The teams appear to have little in common at first glance. Independence was 5-5 a year ago and just missed the playoffs.

The Tigers have a three-year starter at running back in 5-foot-10, 240-pound Shannon Cage.

Capitol is coming off a 3-8 season last year. Coleman took over at midseason, changed the Lions offense to a power running game that helped the team to the playoffs.

Running back Jamar Robertson ran for 135 yards in last week’s 27-15 jamboree win over 1A Madison Prep.

Thursday’s game marks the first time Independence has played at Memorial under coach Keith Carona, who looks for improvement from last week’s 26-6 jamboree loss to 5A Ponchatoula.

“We felt like a lot of the mistakes we made last week were ones we can correct,” Carona said. “They got behind on coverages a couple of times, and we block in the back that nullified a big play.

“People talk about how important cutting down mistakes is, and it’s true, especially early in the year because you see more of the them.
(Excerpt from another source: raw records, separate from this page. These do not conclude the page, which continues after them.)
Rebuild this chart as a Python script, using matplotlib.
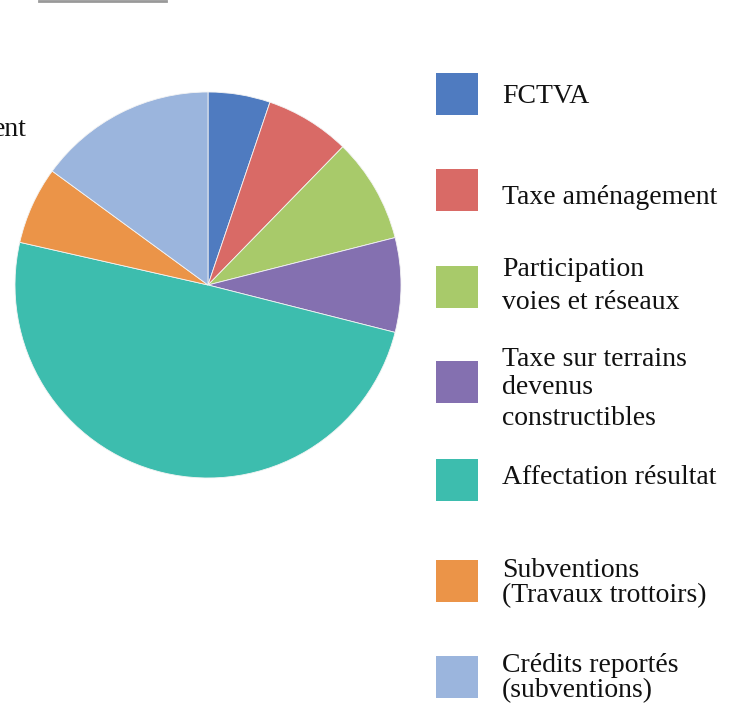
import matplotlib.pyplot as plt
from matplotlib.patches import Rectangle

# Données (parts, en %)
labels = [
    "FCTVA",
    "Taxe aménagement",
    "Participation\nvoies et réseaux",
    "Taxe sur terrains\ndevenus\nconstructibles",
    "Affectation résultat",
    "Subventions\n(Travaux trottoirs)",
    "Crédits reportés\n(subventions)",
]
values = [5.2, 7.1, 8.75, 7.9, 49.6, 6.5, 14.95]
colors = ["#4F7BC0", "#D96A66", "#A8CA6A", "#8470B0", "#3DBDAE", "#EB9448", "#9BB5DD"]

W, H = 734, 704
plt.rcParams['font.family'] = ['Liberation Serif', 'DejaVu Serif']

fig = plt.figure(figsize=(W / 100, H / 100), dpi=100)

# 1. Camembert (centre ~ (208, 285) px, rayon ~193 px)
cx, cy, r = 208, 285, 193
ax = fig.add_axes([(cx - r) / W, (H - cy - r) / H, 2 * r / W, 2 * r / H])
ax.pie(values, colors=colors, startangle=90, counterclock=False,
       wedgeprops=dict(edgecolor='#f4f4f4', linewidth=0.6))
ax.set_xlim(-1, 1)
ax.set_ylim(-1, 1)
ax.set_aspect('equal')
ax.axis('off')

# 2. Légende manuelle (carrés + textes, une ligne de base par ligne de texte)
box_y = [94, 190, 287, 382, 480, 581, 677]
baselines = [[103], [204], [276, 309], [366, 394, 425], [484], [577, 602], [672, 697]]
for lab, col, by, bl in zip(labels, colors, box_y, baselines):
    fig.patches.append(Rectangle((436 / W, (H - by - 21) / H), 42 / W, 42 / H,
                                 transform=fig.transFigure, facecolor=col,
                                 edgecolor='none'))
    for line, yb in zip(lab.split("\n"), bl):
        fig.text(502 / W, (H - yb) / H, line, fontsize=20, va='baseline',
                 ha='left', color='#111111')

# 3. Étiquette coupée à gauche et trait gris en haut
fig.text(27 / W, (H - 136) / H, "ent", fontsize=20, va='baseline', ha='right',
         color='#111111')
fig.lines.append(plt.Line2D([39 / W, 166 / W], [1 - 1 / H, 1 - 1 / H],
                            transform=fig.transFigure, color='#999999', lw=2))

fig.savefig('out.png', dpi=100)
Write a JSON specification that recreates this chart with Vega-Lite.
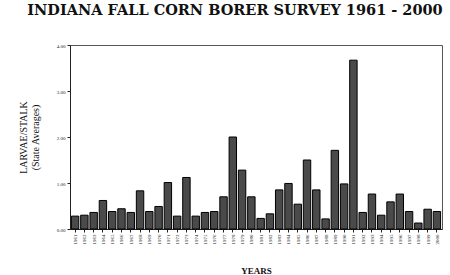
{
  "$schema": "https://vega.github.io/schema/vega-lite/v6.json",
  "width": 372,
  "height": 184,
  "autosize": {"type": "none"},
  "padding": {"left": 70, "top": 45, "right": 8, "bottom": 46},
  "background": "white",
  "title": {
    "text": "INDIANA FALL CORN BORER SURVEY 1961 - 2000",
    "font": "DejaVu Serif",
    "fontSize": 14.5,
    "fontWeight": "bold",
    "color": "#111",
    "anchor": "middle",
    "dx": -21,
    "offset": 25
  },
  "config": {
    "view": {"stroke": "#555", "strokeWidth": 1},
    "axis": {"labelFont": "Liberation Serif", "titleFont": "Liberation Serif", "domainColor": "#222", "tickColor": "#222", "grid": false}
  },
  "data": {
    "values": [
      {"year": "1961", "v": 0.28}, {"year": "1962", "v": 0.30}, {"year": "1963", "v": 0.36},
      {"year": "1964", "v": 0.62}, {"year": "1965", "v": 0.38}, {"year": "1966", "v": 0.44},
      {"year": "1967", "v": 0.36}, {"year": "1968", "v": 0.83}, {"year": "1969", "v": 0.38},
      {"year": "1970", "v": 0.49}, {"year": "1971", "v": 1.01}, {"year": "1972", "v": 0.28},
      {"year": "1973", "v": 1.12}, {"year": "1974", "v": 0.28}, {"year": "1975", "v": 0.36},
      {"year": "1976", "v": 0.38}, {"year": "1977", "v": 0.70}, {"year": "1978", "v": 2.00},
      {"year": "1979", "v": 1.28}, {"year": "1980", "v": 0.70}, {"year": "1981", "v": 0.23},
      {"year": "1982", "v": 0.33}, {"year": "1983", "v": 0.85}, {"year": "1984", "v": 0.99},
      {"year": "1985", "v": 0.54}, {"year": "1986", "v": 1.50}, {"year": "1987", "v": 0.85},
      {"year": "1988", "v": 0.22}, {"year": "1989", "v": 1.71}, {"year": "1990", "v": 0.98},
      {"year": "1991", "v": 3.67}, {"year": "1992", "v": 0.36}, {"year": "1993", "v": 0.76},
      {"year": "1994", "v": 0.30}, {"year": "1995", "v": 0.59}, {"year": "1996", "v": 0.76},
      {"year": "1997", "v": 0.38}, {"year": "1998", "v": 0.13}, {"year": "1999", "v": 0.43},
      {"year": "2000", "v": 0.38}
    ]
  },
  "mark": {"type": "bar", "color": "#4a4a4a", "stroke": "#000", "strokeWidth": 1},
  "encoding": {
    "x": {
      "field": "year", "type": "ordinal",
      "scale": {"paddingInner": 0.2, "paddingOuter": 0.15},
      "axis": {
        "title": "YEARS", "titleFontSize": 9, "titleFontWeight": "bold", "titleColor": "#111",
        "titlePadding": 22,
        "labelAngle": -90, "labelFontSize": 5, "labelColor": "#222", "labelPadding": 2,
        "tickSize": 3, "domain": true
      }
    },
    "y": {
      "field": "v", "type": "quantitative",
      "scale": {"domain": [0, 4]},
      "axis": {
        "title": ["LARVAE/STALK", "(State Averages)"],
        "titleFontSize": 10, "titleFontWeight": "normal", "titleColor": "#111",
        "titlePadding": 16,
        "values": [0, 1, 2, 3, 4], "format": ".2f",
        "labelFontSize": 5, "labelColor": "#222", "labelPadding": 2, "tickSize": 3
      }
    }
  }
}
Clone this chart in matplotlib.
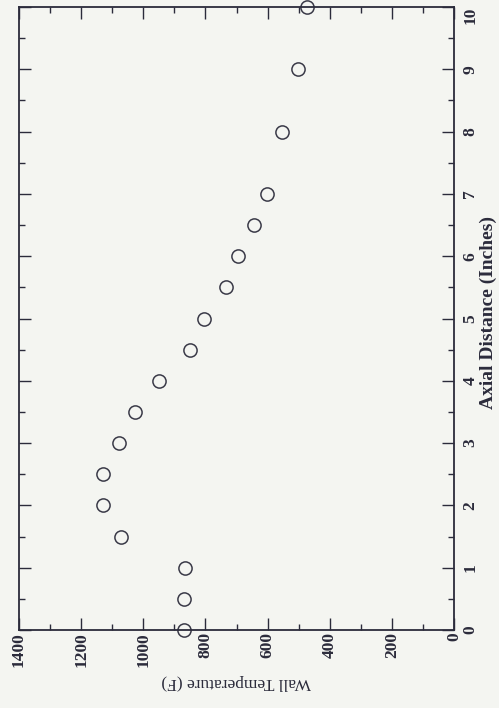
import matplotlib
matplotlib.use("Agg")
import matplotlib.pyplot as plt
from matplotlib.ticker import MultipleLocator

# axial distance (inches) and wall temperature (F)
distance = [0, 0.5, 1, 1.5, 2, 2.5, 3, 3.5, 4, 4.5, 5, 5.5, 6, 6.5, 7, 8, 9, 10]
temperature = [870, 870, 866, 1072, 1130, 1130, 1078, 1027, 949, 850,
               805, 733, 695, 644, 603, 553, 502, 473]

temp_ticks = [1400, 1200, 1000, 800, 600, 400, 200, 0]
dist_ticks = [0, 1, 2, 3, 4, 5, 6, 7, 8, 9, 10]

bg = "#f4f5f1"
ink = "#2b2b3b"

plt.rcParams['font.family'] = ['Liberation Serif', 'DejaVu Serif']

fig = plt.figure(figsize=(4.99, 7.08), dpi=100, facecolor=bg)
ax = fig.add_axes([19 / 499, 78 / 708, 435 / 499, 623 / 708])
ax.set_facecolor(bg)

# the page is turned: temperature runs right-to-left along the bottom,
# distance runs upward on the right
ax.plot(temperature, distance, linestyle='none', marker='o', markersize=9.5,
        markerfacecolor='none', markeredgecolor="#3a3a48", markeredgewidth=1.1,
        clip_on=False)

ax.set_xlim(1400, 0)
ax.set_ylim(0, 10)
ax.set_xticks(temp_ticks)
ax.set_yticks(dist_ticks)
ax.xaxis.set_minor_locator(MultipleLocator(100))
ax.yaxis.set_minor_locator(MultipleLocator(0.5))

ax.yaxis.tick_right()
ax.tick_params(which='both', direction='in', top=True, bottom=True,
               left=True, right=True, color=ink, width=1.0)
ax.tick_params(which='major', length=8.5)
ax.tick_params(which='minor', length=4.5)
ax.tick_params(axis='x', which='major', pad=1.5, labelsize=12.5,
               labelcolor=ink, labelrotation=90)
ax.tick_params(axis='y', which='major', pad=6, labelsize=12.5,
               labelcolor=ink, labelrotation=90)
for lab in ax.get_xticklabels():
    lab.set_fontweight('bold')
    lab.set_va('top')
for lab in ax.get_yticklabels():
    lab.set_fontweight('bold')
    lab.set_va('center')
# keep the top label ("10") inside the page
ax.get_yticklabels()[-1].set_va('top')

for sp in ax.spines.values():
    sp.set_color(ink)
    sp.set_linewidth(1.3)

ax.set_xlabel("Wall Temperature (F)", fontsize=12.5, color=ink, rotation=180)
ax.xaxis.set_label_coords(0.5, -0.083)
ax.xaxis.label.set_va('center')

ax.yaxis.set_label_position('right')
ax.set_ylabel("Axial Distance (Inches)", fontsize=14, fontweight='bold',
              color=ink, rotation=90)
ax.yaxis.set_label_coords(1.078, 0.51)
ax.yaxis.label.set_va('center')

fig.savefig("out.png", dpi=100, facecolor=bg)
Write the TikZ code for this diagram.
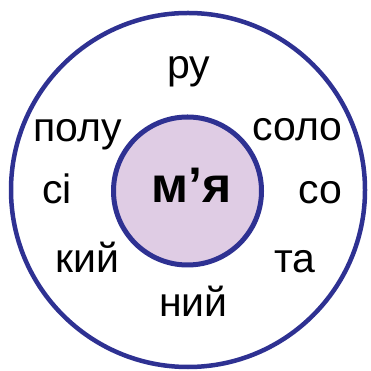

Definitely, the team that makes the fewest mistakes will have the advantage. I expect it to be a good, competitive game. We got the chance to see Capitol this summer and were impressed. They may not have a lot of depth, but they’re talented.”

Coleman admits depth will be a challenge for the Lions, who will dress between 30 and 40 players. Though Independence’s numbers are down, the Tigers are expected to dress 52.

“We’ve got about five guys who will be playing both ways,” Coleman said. “How they handle that will be important, because it’s a physical and a mental thing. We need to help those guys out by running the ball ourselves and controlling the line of scrimmage. I’ll take my skill guys and match them against anybody in the state. We’re confident, but we need to execute.”